According to Strategic Human Resource Management (SHRM), the world’s largest HR professional society, onboarding is: “The process of integrating a new employee with a company and its culture, as well as getting a new hire the tools and information needed to become a productive member of the team.”
It starts from the very first moment you connect with a candidate, be that a phone call, a face-to-face interview or even just an email. The process then continues AT LEAST until the candidate is well settled into your team. Ideally, there should really be no specific end to onboarding of course, because learning and growth should never stop.
An effective onboarding process ensures new team members are able to start performing the role you employed them to do as quickly and productively as possible. Beyond obvious things like ensuring their workspace is ready, introducing them to colleagues and clients and setting them up with all the necessary IT and security credentials, it’s also essential to clearly outline your company culture, policies and procedures, regulations and OH&S requirements. This way they’ll know exactly what to expect from the company, and what the company expects from them. Clarity is everything.

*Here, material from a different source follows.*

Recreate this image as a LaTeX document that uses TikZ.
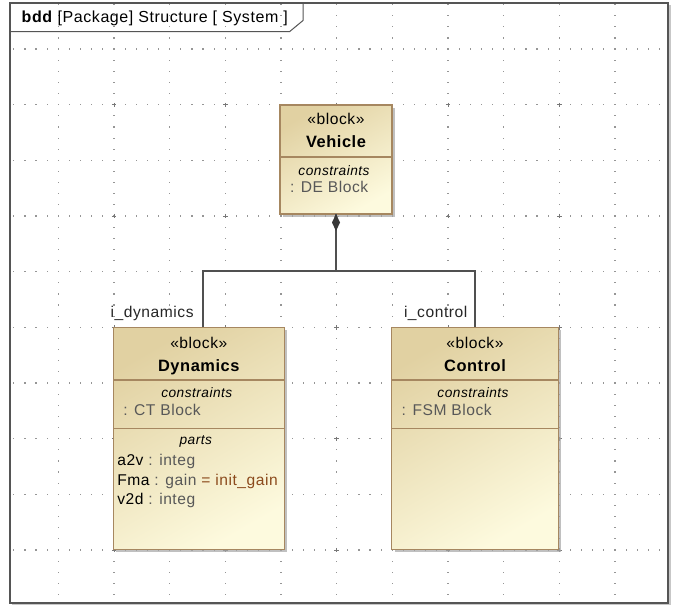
\documentclass[tikz,border=0pt]{standalone}
\usepackage{fontspec}
\setmainfont{Liberation Sans}
\newfontfamily\dfont[LetterSpace=3.5]{Liberation Sans}
\usetikzlibrary{calc,shadows}
\definecolor{blkTop}{RGB}{225,209,162}
\definecolor{blkBot}{RGB}{253,250,222}
\definecolor{blkLine}{RGB}{166,135,96}
\definecolor{gridc}{RGB}{150,150,150}
\definecolor{frameC}{RGB}{85,85,85}
\definecolor{connC}{RGB}{80,80,80}
\definecolor{typeC}{RGB}{88,88,88}
\definecolor{valC}{RGB}{139,74,28}
\tikzset{
  blockbox/.style={draw=blkLine, line width=1.5pt, top color=blkTop, bottom color=blkBot, shading angle=30,
    inner sep=0pt, outer sep=0pt,
    drop shadow={shadow xshift=3pt, shadow yshift=-3pt, fill=black!35, opacity=0.7}},
  sepline/.style={draw=blkLine, line width=1.5pt},
  conn/.style={draw=connC, line width=1.3pt},
  txt/.style={inner sep=0pt, outer sep=0pt, anchor=base, font=\dfont\fontsize{15.6}{18}\selectfont},
  txtl/.style={txt, anchor=base west},
  bname/.style={txt, font=\dfont\bfseries\fontsize{16.4}{19}\selectfont},
  comp/.style={txt, font=\dfont\itshape\fontsize{13.7}{16}\selectfont},
  griddot/.style={fill=gridc},
}
\begin{document}
\begin{tikzpicture}[x=1pt,y=-1pt]
\useasboundingbox (0,0) rectangle (678,606);
\fill[white] (0,0) rectangle (678,606);
% grid rows
\foreach \j in {0,...,9}{
  \pgfmathsetmacro\yy{49+55.667*\j}
  \foreach \i in {0,...,58}{
    \fill[griddot] ({13.8+11.133*\i-0.6},{\yy-0.6}) rectangle ++(1.2,1.2);
  }
}
% grid columns
\foreach \i in {0,...,10}{
  \pgfmathsetmacro\xx{58.3+55.667*\i}
  \foreach \k in {0,...,53}{
    \fill[griddot] ({\xx-0.6},{4.5+11.133*\k-0.6}) rectangle ++(1.2,1.2);
  }
}
% grid crosses
\foreach \xx in {114,225.3,336.6,448,559.3}{
  \foreach \yy in {104.7,216,327.3,438.7,550}{
    \draw[gridc!80!black, line width=1pt] (\xx-2.2,\yy) -- (\xx+2.2,\yy) (\xx,\yy-2.2) -- (\xx,\yy+2.2);
  }
}
% frame
\draw[black!22, line width=1.5pt] (11.8,604.6) -- (669.8,604.6) -- (669.8,4.8);
\draw[frameC, line width=1.5pt] (10,3) rectangle (668,603);
\draw[frameC, line width=1pt] (10,31.7) -- (289.5,31.7) -- (303,20.5) -- (303,3);
\node[txtl, font=\dfont\fontsize{16}{19}\selectfont] (title) at (21.7,22) {\textbf{bdd} [Package] Structure [ System ]};

% blocks
\node[blockbox, minimum width=112pt, minimum height=109pt] (veh) at (336,159.5) {};
\node[blockbox, minimum width=171pt, minimum height=222pt] (dyn) at (198.8,438.3) {};
\node[blockbox, minimum width=166.6pt, minimum height=222pt] (ctl) at (475,438.3) {};

% compartments
\draw[sepline] ($(veh.north west)+(0,52)$) -- ($(veh.north east)+(0,52)$);
\draw[sepline] ($(dyn.north west)+(0,52.7)$) -- ($(dyn.north east)+(0,52.7)$);
\draw[sepline] ($(dyn.north west)+(0,101.4)$) -- ($(dyn.north east)+(0,101.4)$);
\draw[sepline] ($(ctl.north west)+(0,52.7)$) -- ($(ctl.north east)+(0,52.7)$);
\draw[sepline] ($(ctl.north west)+(0,101.4)$) -- ($(ctl.north east)+(0,101.4)$);

% Vehicle texts
\node[txt] (vehS) at ($(veh.north)+(0,19.5)$) {«block»};
\node[bname] (vehN) at ($(veh.north)+(0,42.7)$) {Vehicle};
\node[comp] (vehC) at ($(veh.north)+(-2,70)$) {constraints};
\node[txtl, text=typeC] (vehE) at ($(veh.north west)+(10,87)$) {: DE Block};

% Dynamics texts
\node[txt] (dynS) at ($(dyn.north)+(0,21)$) {«block»};
\node[bname] (dynN) at ($(dyn.north)+(0,44.2)$) {Dynamics};
\node[comp] (dynC) at ($(dyn.north)+(-2,69.8)$) {constraints};
\node[txtl, text=typeC] (dynE) at ($(dyn.north west)+(10,88.2)$) {: CT Block};
\node[comp] (dynP) at ($(dyn.north)+(-3,116.8)$) {parts};
\node[txtl] (p1) at ($(dyn.north west)+(4,138.2)$) {a2v \textcolor{typeC}{: integ}};
\node[txtl] (p2) at ($(dyn.north west)+(4,157.7)$) {Fma \textcolor{typeC}{: gain} \textcolor{valC}{= init\_gain}};
\node[txtl] (p3) at ($(dyn.north west)+(4,176.9)$) {v2d \textcolor{typeC}{: integ}};

% Control texts
\node[txt] (ctlS) at ($(ctl.north)+(0,21)$) {«block»};
\node[bname] (ctlN) at ($(ctl.north)+(0,44.2)$) {Control};
\node[comp] (ctlC) at ($(ctl.north)+(-2,69.8)$) {constraints};
\node[txtl, text=typeC] (ctlE) at ($(ctl.north west)+(10,88.2)$) {: FSM Block};

% composition connector
\coordinate (jn) at ($(veh.south)+(0,57)$);
\coordinate (dynTop) at ($(dyn.north)+(4.2,0)$);
\draw[conn] (veh.south) -- (jn);
\draw[conn] (jn) -| (dynTop);
\draw[conn] (jn) -| (ctl.north);
\fill[connC!70!black] (veh.south) -- ++(4,8.5) -- ++(-4,8.5) -- ++(-4,-8.5) -- cycle;

% role labels
\node[txtl, text=black!85] (rdyn) at (110.7,317.3) {i\_dynamics};
\node[txtl, text=black!85] (rctl) at (404,317.3) {i\_control};
\end{tikzpicture}
\end{document}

If you’re looking to set up, or refine, an onboarding strategy, a great place to start is by speaking with your current employees. How did they find their onboarding experience? How did it help them? Where could it have been better? Did they even have one?! This allows you to reinforce the good things, improve the not-so-good things and, of course, fill the gaps. When it comes to implementing the actual onboarding process itself, typically there will be a lead ‘mentor’ allocated for every new hire. It’s their job to direct the process, calling in other relevant team members (e.g. IT and Finance) as and when required.
However you decide to structure your onboarding process, the key is to formalise it. Ideally it should be clearly documented in a step-to-step format that’s available to all managers and employees in a printed and/or digital form. Then insist it’s followed for all new hires.
It’s also a good idea to ensure new employees are not only taken through each step, but that you keep a formal record to confirm they have, preferably dated and signed by both the new team member and their mentor.